* begin GIVEN INFORMATION *
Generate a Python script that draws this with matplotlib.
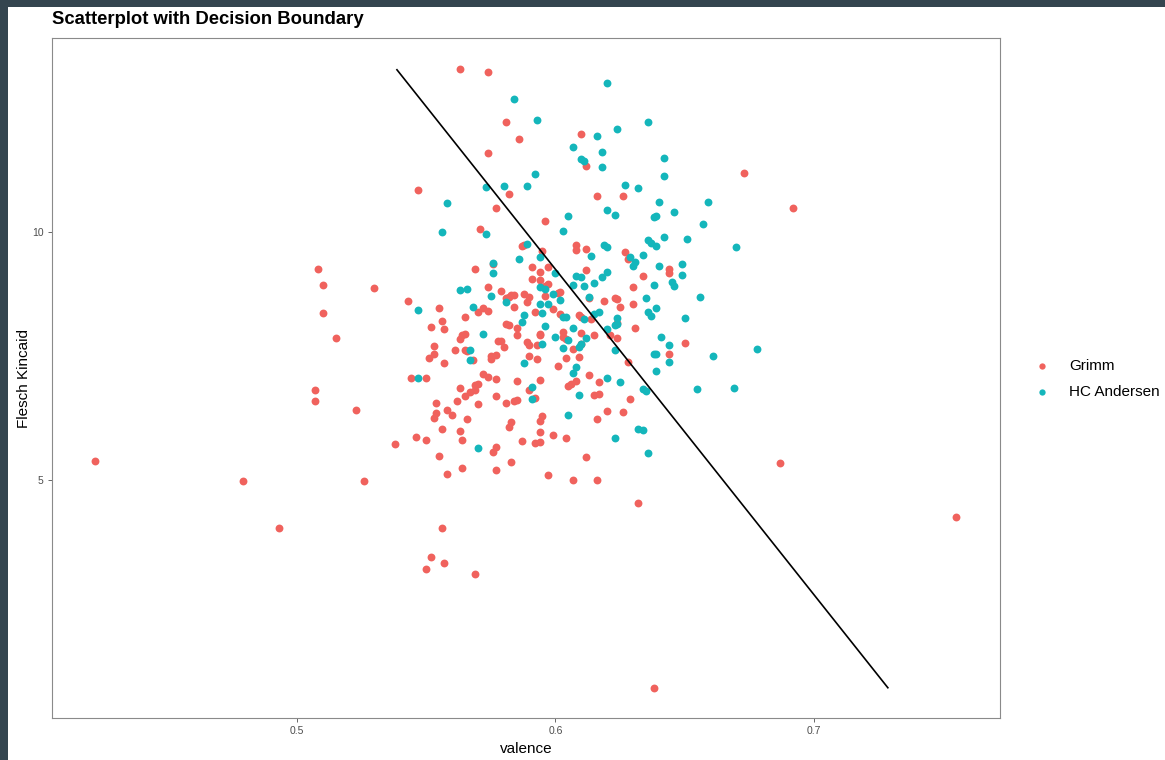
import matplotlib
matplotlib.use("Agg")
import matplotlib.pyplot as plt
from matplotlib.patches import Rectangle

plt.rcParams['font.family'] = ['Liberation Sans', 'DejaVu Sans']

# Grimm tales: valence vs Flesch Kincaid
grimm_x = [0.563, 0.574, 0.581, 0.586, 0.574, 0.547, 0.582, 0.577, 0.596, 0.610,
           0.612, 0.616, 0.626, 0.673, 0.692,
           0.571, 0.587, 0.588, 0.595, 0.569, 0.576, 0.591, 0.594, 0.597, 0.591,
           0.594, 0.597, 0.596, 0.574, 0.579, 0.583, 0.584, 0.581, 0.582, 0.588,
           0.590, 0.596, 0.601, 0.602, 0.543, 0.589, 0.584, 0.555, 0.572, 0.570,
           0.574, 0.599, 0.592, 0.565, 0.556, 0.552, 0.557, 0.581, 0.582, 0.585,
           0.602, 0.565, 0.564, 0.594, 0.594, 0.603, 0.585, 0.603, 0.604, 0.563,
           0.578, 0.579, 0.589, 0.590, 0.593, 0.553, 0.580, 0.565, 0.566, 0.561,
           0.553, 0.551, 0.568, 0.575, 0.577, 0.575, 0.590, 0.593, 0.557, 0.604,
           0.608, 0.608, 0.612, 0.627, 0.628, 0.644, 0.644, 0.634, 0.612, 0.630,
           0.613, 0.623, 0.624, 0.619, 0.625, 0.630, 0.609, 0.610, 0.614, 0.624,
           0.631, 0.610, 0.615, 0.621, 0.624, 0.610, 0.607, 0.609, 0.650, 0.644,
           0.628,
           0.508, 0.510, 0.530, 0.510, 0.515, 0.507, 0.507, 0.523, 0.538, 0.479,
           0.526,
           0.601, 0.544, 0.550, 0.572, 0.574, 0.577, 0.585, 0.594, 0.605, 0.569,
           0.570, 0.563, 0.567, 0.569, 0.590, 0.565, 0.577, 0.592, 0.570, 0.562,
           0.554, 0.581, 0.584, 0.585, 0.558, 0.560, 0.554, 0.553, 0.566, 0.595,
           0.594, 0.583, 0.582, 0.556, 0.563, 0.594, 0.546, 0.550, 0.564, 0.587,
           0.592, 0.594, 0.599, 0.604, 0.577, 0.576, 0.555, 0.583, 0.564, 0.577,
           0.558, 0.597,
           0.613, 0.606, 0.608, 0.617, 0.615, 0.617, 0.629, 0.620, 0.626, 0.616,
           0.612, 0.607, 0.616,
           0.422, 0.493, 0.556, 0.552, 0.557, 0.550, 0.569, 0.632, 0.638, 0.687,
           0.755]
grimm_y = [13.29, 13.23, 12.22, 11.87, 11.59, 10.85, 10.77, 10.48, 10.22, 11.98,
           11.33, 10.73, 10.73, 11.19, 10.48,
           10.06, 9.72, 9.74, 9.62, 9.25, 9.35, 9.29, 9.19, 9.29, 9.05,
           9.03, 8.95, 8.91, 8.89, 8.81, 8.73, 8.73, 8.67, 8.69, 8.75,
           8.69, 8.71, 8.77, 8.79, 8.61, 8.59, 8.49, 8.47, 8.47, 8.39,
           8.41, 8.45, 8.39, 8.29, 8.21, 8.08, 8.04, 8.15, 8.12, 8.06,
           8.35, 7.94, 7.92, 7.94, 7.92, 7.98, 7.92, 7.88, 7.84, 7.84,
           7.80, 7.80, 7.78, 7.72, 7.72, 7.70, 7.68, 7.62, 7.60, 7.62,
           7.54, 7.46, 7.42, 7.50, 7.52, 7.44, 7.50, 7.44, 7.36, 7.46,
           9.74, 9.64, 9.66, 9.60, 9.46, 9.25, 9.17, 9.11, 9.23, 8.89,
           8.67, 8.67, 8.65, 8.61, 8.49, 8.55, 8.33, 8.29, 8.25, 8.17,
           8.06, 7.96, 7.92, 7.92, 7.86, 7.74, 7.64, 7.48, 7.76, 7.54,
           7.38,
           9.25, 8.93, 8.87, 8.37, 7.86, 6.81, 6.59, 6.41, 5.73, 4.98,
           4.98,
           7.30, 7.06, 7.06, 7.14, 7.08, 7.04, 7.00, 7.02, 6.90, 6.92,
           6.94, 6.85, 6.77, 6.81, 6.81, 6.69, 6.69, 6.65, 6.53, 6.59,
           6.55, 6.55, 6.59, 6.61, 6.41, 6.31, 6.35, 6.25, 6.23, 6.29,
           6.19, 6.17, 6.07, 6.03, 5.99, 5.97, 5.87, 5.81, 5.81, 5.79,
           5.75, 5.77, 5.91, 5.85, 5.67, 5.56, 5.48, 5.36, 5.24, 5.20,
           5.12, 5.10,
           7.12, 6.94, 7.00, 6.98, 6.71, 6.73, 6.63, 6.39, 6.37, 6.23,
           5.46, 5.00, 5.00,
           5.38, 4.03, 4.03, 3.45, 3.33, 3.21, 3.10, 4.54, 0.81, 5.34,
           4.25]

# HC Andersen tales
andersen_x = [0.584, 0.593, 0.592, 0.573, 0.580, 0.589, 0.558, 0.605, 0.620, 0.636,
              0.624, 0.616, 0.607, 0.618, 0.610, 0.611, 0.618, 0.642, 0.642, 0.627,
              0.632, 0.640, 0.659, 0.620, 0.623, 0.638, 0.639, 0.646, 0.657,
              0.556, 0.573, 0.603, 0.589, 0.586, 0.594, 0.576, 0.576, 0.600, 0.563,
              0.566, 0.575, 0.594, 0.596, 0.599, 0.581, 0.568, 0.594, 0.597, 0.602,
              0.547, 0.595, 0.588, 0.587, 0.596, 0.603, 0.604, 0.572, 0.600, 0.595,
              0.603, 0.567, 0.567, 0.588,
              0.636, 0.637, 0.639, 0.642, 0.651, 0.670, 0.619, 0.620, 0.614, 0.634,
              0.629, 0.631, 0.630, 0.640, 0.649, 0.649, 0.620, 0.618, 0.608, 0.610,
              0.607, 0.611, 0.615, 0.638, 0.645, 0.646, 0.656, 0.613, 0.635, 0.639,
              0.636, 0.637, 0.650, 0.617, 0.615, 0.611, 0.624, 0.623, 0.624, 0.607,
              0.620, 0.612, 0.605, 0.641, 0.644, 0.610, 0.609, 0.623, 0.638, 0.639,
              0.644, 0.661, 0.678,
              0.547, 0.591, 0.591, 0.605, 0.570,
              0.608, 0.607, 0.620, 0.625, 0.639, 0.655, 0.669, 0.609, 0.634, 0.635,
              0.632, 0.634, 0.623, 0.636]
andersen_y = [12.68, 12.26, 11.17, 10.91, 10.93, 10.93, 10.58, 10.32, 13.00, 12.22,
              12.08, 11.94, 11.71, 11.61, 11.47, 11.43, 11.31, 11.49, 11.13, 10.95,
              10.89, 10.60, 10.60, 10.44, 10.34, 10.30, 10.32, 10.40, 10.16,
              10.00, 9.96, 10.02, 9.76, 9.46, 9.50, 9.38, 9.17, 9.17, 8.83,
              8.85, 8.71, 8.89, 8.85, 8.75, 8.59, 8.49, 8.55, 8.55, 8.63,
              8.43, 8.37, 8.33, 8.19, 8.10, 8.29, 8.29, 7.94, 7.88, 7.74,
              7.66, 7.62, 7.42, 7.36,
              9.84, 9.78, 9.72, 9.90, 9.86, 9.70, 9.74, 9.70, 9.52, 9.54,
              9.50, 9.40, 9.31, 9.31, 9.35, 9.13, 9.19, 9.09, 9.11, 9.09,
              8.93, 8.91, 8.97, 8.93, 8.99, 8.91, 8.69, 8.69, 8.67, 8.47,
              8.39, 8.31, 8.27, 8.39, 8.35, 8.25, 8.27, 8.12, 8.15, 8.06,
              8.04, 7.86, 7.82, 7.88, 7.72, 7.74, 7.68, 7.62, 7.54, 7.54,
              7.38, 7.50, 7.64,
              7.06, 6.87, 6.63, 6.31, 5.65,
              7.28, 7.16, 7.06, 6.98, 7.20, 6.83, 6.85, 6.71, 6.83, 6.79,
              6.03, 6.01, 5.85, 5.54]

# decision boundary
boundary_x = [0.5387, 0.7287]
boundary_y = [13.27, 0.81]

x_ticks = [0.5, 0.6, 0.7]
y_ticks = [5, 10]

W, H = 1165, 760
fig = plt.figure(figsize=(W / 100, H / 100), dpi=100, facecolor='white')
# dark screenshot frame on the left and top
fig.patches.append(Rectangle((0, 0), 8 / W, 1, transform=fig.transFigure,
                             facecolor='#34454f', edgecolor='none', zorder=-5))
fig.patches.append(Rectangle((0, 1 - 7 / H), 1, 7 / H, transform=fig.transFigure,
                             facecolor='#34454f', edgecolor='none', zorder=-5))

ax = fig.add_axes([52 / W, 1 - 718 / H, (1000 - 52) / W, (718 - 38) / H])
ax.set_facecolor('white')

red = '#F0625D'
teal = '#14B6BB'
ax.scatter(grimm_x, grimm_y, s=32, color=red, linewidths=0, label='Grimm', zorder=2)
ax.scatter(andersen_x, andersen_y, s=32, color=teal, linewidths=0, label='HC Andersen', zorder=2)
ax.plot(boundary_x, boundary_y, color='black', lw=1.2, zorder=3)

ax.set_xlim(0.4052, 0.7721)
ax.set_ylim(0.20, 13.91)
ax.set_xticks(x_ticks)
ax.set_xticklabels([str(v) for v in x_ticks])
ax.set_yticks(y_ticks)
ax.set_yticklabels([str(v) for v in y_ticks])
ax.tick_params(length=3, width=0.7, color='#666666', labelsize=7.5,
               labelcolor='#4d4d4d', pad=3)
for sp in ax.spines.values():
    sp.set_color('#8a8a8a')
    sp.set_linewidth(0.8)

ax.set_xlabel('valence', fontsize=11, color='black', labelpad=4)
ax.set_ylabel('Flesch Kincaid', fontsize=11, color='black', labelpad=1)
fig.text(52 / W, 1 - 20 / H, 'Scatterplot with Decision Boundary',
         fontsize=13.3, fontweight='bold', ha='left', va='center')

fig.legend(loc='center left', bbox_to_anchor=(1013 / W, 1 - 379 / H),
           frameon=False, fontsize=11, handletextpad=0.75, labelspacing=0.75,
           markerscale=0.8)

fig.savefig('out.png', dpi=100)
* end GIVEN INFORMATION *
**WHAT NEEDS TO BE DONE:**
Copy nothing but the lines from the first one in the listing through the line with "plt.rcParams['font.family'] = ['Liberation", and omit the pictures.

**TASK SOLUTION:**
Generate a Python script that draws this with matplotlib.
import matplotlib
matplotlib.use("Agg")
import matplotlib.pyplot as plt
from matplotlib.patches import Rectangle

plt.rcParams['font.family'] = ['Liberation Sans', 'DejaVu Sans']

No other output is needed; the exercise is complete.